From what I can see banks basically have to do two things :
1) Provide savings products and a prudent lending service which gives customers and businesses access to finances and the bank makes a tidy profit and not run the bank into a wall requiring a massive government bailout to prevent the collapse of the economy.
2) Run a reliable transaction system that supports day-to-day personal and business transactions.
RBS fails on both of those counts so, one would have to ask : Why is it still in banking!?
This is pretty fundamental stuff!
Their Ulster Bank subsidiary over here which operates in Northern Ireland and is also one of the largest consumer banks in the Republic of Ireland suffers these IT glitches too as their IT platform was centralised back to RBS HQ some years ago. (I was with them for a long time before that and there was never any issue!)

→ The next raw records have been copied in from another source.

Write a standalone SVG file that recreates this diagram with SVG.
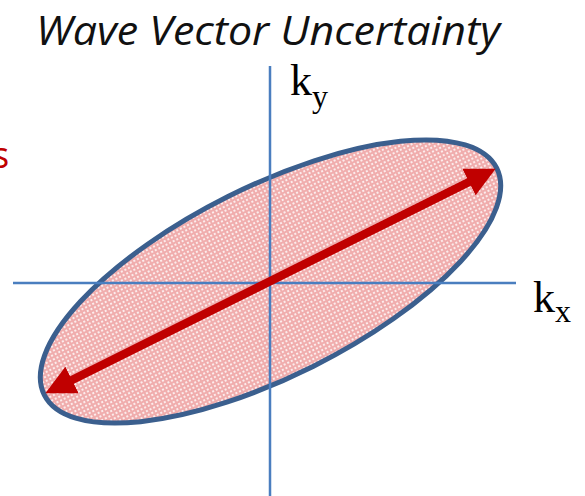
<svg xmlns="http://www.w3.org/2000/svg" width="585" height="496" viewBox="0 0 585 496">
<style>
.axis{stroke:#4a7ebf;stroke-width:2.5;fill:none}
.lbl{font-family:"Liberation Serif",serif;fill:#000}
.title{font-family:"Open Sans","DejaVu Sans",sans-serif;font-style:italic;font-size:40px;fill:#111}
</style>
<defs>
<pattern id="grid" width="4" height="4" patternUnits="userSpaceOnUse">
<rect width="4" height="4" fill="#f0adad"/>
<rect x="1" y="1" width="2" height="2" fill="#fbe6e6"/>
<rect x="1.5" y="1.5" width="1" height="1" fill="#ffffff"/>
</pattern>
<marker id="ah" viewBox="0 0 10 10" refX="3" refY="5" markerWidth="3.5" markerHeight="3.5" orient="auto-start-reverse" markerUnits="strokeWidth">
<path d="M0,0 L10,5 L0,10 z" fill="#c00000"/>
</marker>
</defs>
<rect width="585" height="496" fill="#ffffff"/>
<text class="title" x="36" y="45" textLength="464" lengthAdjust="spacingAndGlyphs">Wave Vector Uncertainty</text>
<text x="-8" y="168" style="font-family:'Open Sans',sans-serif;font-size:36px;fill:#c00000">s</text>
<g id="ellipse">
<ellipse cx="270.5" cy="281.5" rx="253" ry="95" transform="rotate(-26.6 270.5 281.5)" fill="url(#grid)" stroke="#3b5f8e" stroke-width="5"/>
</g>
<g id="connectors">
<line class="axis" x1="270" y1="66" x2="270" y2="496"/>
<line class="axis" x1="13" y1="283" x2="516" y2="283"/>
<line x1="64" y1="384" x2="477" y2="178" stroke="#c00000" stroke-width="8.5" marker-start="url(#ah)" marker-end="url(#ah)"/>
</g>
<g id="ky">
<text class="lbl" x="290" y="95" font-size="44">k<tspan font-size="32" dy="12">y</tspan></text>
</g>
<g id="kx">
<text class="lbl" x="533" y="312" font-size="44">k<tspan font-size="32" dy="10">x</tspan></text>
</g>
</svg>
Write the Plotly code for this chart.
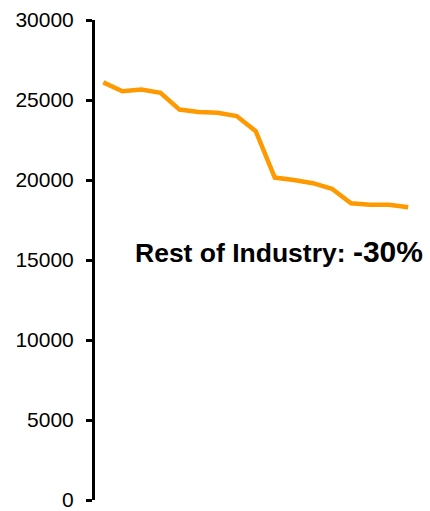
import plotly.graph_objects as go

periods = list(range(1, 18))
values = [26100, 25550, 25650, 25450, 24400, 24250, 24200, 24000, 23050,
          20150, 20000, 19800, 19450, 18550, 18450, 18450, 18300]
y_ticks = [0, 5000, 10000, 15000, 20000, 25000, 30000]
label_main = "Rest of Industry: "
label_pct = "-30%"

fig = go.Figure()
fig.add_trace(go.Scatter(
    x=periods, y=values, mode="lines",
    line=dict(color="#FF9900", width=4.5),
    hoverinfo="skip", showlegend=False,
))

fig.update_layout(
    width=430, height=511,
    margin=dict(l=95, r=10, t=20, b=11, autoexpand=False),
    paper_bgcolor="white", plot_bgcolor="white",
    font=dict(family="Liberation Sans, Arial, sans-serif", color="black"),
    xaxis=dict(visible=False, range=[0.565, 17.62]),
    yaxis=dict(
        range=[0, 30000], tickvals=y_ticks,
        ticktext=[str(v) for v in y_ticks],
        showgrid=False, zeroline=False,
        showline=True, linecolor="black", linewidth=3,
        ticks="outside", ticklen=6, tickwidth=3, tickcolor="black",
        tickfont=dict(size=21, color="black"),
        ticklabelstandoff=8,
        ticklabeloverflow="allow",
        automargin=False,
    ),
    annotations=[dict(
        x=1.015, y=15550, xref="paper", yref="y",
        xanchor="right", yanchor="middle", showarrow=False,
        text=(f"<span style='font-weight:bold'>{label_main}</span>"
              f"<span style='font-size:30px;font-weight:bold'>{label_pct}</span>"),
        font=dict(size=26.5, color="black"),
    )],
)

fig.write_html("out.html")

When the RBS system went down in 2012, Ulster Bank customers faced nearly 6 weeks of disruption! The RBS and NatWest customers' issues were resolved a lot sooner. It was absolutely unprecedented over here and it really sent a lot of customers running to other banks. I mean can you imagine being without your current account and debit cards for over five weeks?!?!
I'm not sure why the Ulster Bank situation took longer to resolve than RBS and NatWest, but I would speculate that they've merged they may have merged their IT infrastructure, but still all be running quite different software albeit out sourced to a single centre somewhere. So, I'm guessing the IT unit either didn't know how to work Ulster Bank's legacy software or that it failed differently somehow when the glitch happened.
Clearly banks operate in some kind of parallel universe where this kind of stuff can happen and they remain in business thanks to government support.